Count every line that has the word "matplotlib". Give the number, without anything more.
======== GIVEN INFORMATION ========
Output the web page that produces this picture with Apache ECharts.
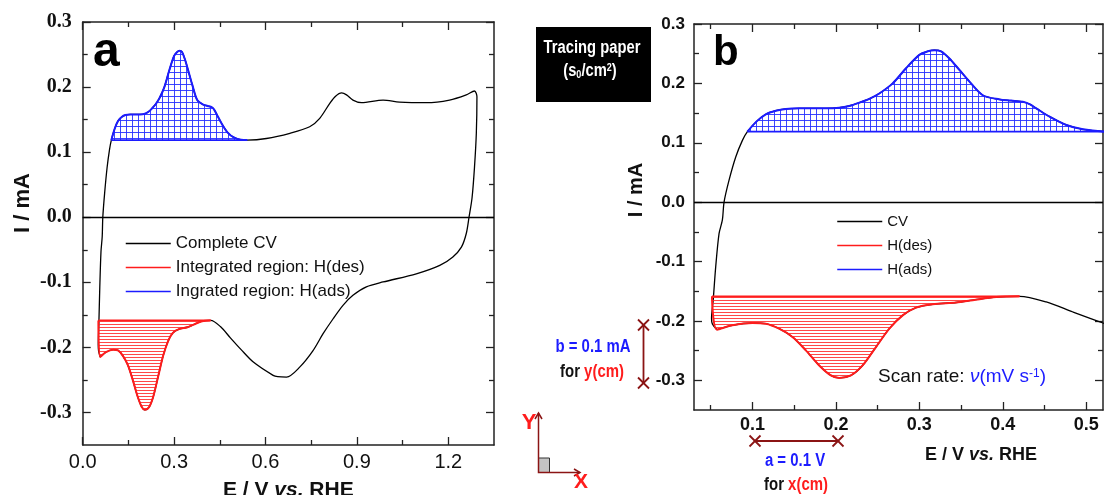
========
======== GIVEN INFORMATION ========
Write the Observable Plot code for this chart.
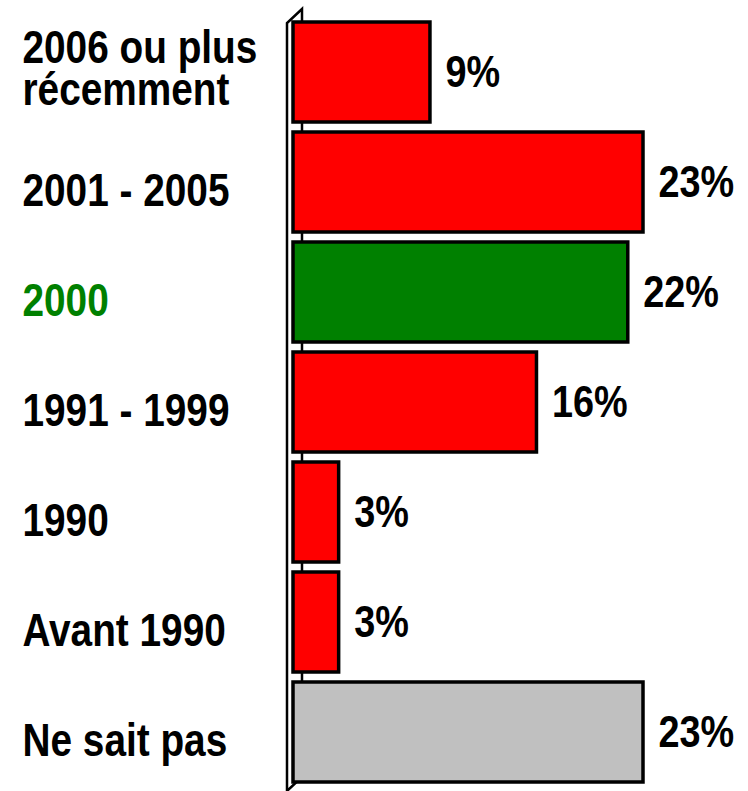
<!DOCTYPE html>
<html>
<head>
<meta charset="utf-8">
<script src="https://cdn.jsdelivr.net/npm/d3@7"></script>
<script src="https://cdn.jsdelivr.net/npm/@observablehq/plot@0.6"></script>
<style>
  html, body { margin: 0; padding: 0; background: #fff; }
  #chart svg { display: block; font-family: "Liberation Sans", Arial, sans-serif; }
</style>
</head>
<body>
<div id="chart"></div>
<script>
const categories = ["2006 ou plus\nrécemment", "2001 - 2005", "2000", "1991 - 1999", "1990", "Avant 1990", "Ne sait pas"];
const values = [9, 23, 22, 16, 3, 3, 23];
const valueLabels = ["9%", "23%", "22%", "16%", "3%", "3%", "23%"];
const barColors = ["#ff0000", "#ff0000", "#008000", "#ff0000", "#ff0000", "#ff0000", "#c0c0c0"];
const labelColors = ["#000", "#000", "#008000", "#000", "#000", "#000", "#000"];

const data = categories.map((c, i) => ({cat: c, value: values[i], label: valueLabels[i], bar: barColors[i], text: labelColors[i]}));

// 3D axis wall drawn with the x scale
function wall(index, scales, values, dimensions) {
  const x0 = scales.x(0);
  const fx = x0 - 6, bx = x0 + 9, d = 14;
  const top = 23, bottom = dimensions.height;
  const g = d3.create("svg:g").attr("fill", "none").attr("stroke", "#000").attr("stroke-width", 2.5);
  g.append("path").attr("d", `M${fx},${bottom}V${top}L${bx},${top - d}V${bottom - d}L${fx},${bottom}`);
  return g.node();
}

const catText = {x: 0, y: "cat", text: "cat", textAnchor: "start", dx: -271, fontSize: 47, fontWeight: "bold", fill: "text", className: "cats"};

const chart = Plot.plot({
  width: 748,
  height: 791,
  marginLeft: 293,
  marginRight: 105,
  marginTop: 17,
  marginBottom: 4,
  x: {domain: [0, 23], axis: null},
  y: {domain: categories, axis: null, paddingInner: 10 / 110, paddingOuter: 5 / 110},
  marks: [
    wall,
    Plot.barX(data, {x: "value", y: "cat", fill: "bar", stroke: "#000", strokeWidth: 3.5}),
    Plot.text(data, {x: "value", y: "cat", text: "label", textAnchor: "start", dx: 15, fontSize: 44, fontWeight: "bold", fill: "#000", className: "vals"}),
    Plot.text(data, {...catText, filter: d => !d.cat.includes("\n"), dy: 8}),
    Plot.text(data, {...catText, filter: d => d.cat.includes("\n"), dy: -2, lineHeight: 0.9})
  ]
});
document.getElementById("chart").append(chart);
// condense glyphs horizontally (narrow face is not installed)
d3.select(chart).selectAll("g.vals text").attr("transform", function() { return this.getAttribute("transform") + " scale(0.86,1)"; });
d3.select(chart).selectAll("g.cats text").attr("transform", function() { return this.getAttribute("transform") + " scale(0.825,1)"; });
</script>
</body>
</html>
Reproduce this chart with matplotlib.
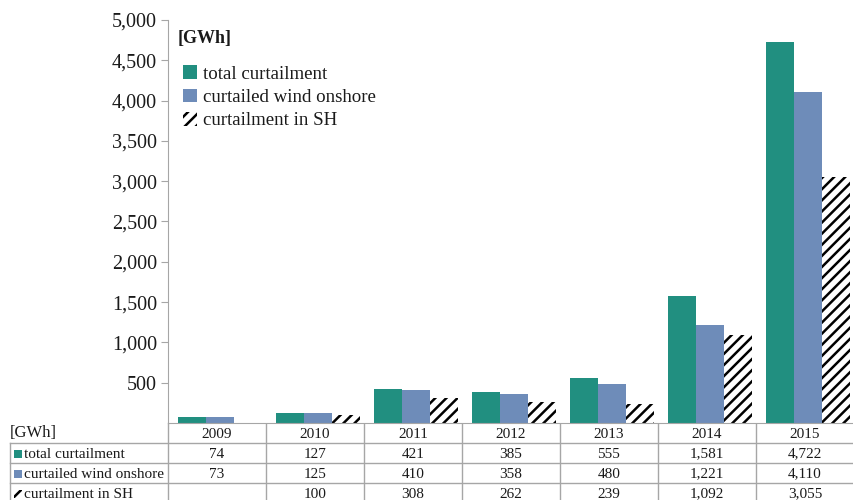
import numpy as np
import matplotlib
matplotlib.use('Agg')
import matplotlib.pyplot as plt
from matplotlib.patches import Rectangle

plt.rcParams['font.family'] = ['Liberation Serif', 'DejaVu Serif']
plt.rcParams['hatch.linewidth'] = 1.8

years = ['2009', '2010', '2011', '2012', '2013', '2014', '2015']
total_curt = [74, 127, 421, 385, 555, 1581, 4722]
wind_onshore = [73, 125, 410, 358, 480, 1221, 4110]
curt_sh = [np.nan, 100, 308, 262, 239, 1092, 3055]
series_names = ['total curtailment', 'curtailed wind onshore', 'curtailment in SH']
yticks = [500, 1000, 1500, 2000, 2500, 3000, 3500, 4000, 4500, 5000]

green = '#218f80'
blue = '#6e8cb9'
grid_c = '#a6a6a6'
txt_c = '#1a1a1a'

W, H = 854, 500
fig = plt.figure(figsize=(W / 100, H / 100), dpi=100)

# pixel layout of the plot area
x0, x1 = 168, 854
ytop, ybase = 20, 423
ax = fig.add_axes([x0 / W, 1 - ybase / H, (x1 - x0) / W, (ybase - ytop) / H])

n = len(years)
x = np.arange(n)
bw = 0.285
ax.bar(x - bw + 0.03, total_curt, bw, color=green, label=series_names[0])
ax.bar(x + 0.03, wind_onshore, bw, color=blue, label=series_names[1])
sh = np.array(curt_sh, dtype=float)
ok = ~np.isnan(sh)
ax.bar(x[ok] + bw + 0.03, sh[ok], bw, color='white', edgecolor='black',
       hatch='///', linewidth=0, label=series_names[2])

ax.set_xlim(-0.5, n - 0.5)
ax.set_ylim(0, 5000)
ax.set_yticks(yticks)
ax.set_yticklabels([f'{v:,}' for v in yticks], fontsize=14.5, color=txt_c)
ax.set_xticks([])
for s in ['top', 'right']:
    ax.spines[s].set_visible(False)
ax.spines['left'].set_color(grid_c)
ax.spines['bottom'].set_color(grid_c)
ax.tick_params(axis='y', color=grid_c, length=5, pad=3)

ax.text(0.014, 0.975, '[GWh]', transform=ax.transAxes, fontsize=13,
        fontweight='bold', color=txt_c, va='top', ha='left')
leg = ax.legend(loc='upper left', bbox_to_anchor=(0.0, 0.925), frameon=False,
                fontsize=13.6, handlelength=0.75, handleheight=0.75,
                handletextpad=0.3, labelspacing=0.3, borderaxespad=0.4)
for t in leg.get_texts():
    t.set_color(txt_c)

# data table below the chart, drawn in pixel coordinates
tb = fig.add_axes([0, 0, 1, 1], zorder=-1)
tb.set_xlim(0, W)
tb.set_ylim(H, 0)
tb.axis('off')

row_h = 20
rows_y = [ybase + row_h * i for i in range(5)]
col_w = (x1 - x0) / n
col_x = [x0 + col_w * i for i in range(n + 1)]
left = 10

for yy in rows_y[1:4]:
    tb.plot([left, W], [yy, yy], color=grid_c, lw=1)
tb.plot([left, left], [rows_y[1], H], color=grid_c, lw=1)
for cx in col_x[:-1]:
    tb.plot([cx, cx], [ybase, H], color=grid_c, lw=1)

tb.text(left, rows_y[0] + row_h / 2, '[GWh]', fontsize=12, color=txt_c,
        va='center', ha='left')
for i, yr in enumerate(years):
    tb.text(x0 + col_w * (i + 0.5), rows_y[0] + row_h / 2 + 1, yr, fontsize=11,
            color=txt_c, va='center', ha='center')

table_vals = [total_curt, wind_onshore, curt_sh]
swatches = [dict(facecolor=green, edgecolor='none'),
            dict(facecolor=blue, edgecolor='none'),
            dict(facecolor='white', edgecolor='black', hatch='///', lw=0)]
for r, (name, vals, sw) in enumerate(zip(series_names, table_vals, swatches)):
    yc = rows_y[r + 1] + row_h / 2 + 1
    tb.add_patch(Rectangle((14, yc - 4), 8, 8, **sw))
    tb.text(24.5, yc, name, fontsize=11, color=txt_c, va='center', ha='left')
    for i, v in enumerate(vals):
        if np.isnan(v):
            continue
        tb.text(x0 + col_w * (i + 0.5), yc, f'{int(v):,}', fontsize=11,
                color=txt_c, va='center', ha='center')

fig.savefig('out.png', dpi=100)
========
======== GIVEN INFORMATION ========
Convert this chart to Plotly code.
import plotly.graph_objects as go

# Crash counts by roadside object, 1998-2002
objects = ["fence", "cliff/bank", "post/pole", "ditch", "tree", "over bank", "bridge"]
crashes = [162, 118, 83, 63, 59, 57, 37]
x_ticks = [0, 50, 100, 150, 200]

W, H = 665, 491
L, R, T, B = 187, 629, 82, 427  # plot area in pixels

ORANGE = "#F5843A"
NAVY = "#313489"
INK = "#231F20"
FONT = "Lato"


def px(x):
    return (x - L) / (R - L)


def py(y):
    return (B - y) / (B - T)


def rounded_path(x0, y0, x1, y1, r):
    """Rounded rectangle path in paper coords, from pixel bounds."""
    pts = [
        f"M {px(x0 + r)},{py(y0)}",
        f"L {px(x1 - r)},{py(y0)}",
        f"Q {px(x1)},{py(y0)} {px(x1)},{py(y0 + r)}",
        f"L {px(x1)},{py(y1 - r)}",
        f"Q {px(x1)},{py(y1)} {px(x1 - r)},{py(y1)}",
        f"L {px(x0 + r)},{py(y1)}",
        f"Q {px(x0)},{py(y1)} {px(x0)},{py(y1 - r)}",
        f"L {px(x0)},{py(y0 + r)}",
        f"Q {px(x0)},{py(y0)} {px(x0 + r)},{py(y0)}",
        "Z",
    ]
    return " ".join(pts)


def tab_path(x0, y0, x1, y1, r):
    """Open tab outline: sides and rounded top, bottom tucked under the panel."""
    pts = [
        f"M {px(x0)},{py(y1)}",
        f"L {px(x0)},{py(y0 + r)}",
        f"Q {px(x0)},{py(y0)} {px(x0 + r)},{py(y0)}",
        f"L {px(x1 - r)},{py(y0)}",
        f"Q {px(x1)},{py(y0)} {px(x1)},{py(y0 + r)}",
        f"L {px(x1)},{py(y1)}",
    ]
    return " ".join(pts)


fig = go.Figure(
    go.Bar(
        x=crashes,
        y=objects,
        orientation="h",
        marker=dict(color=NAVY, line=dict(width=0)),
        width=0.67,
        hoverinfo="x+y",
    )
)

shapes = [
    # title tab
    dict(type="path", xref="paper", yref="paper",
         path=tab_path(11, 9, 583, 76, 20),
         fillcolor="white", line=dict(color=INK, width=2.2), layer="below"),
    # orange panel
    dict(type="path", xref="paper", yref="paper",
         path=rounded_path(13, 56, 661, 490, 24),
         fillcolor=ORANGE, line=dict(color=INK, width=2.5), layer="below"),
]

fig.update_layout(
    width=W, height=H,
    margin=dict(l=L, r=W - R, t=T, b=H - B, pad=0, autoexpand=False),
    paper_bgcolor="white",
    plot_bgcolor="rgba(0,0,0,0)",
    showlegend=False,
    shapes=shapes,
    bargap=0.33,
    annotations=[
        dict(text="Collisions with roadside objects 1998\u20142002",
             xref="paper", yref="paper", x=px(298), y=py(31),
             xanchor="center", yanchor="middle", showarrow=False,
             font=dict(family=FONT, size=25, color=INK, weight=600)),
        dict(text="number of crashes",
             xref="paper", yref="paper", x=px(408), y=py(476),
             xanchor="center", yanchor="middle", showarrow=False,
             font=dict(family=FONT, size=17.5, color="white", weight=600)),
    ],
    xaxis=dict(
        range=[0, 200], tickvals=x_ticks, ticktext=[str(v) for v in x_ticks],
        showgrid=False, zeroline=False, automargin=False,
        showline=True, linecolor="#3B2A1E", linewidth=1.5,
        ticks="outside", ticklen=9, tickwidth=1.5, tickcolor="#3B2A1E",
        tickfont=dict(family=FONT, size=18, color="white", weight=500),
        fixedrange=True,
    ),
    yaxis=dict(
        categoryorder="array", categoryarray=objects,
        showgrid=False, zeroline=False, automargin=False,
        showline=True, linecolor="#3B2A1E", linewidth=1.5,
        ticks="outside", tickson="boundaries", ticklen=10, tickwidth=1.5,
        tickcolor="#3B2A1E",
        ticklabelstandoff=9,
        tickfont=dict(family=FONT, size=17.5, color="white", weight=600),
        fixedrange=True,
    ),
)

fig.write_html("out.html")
========
- [SOLUTION FOR THIS TASK]
5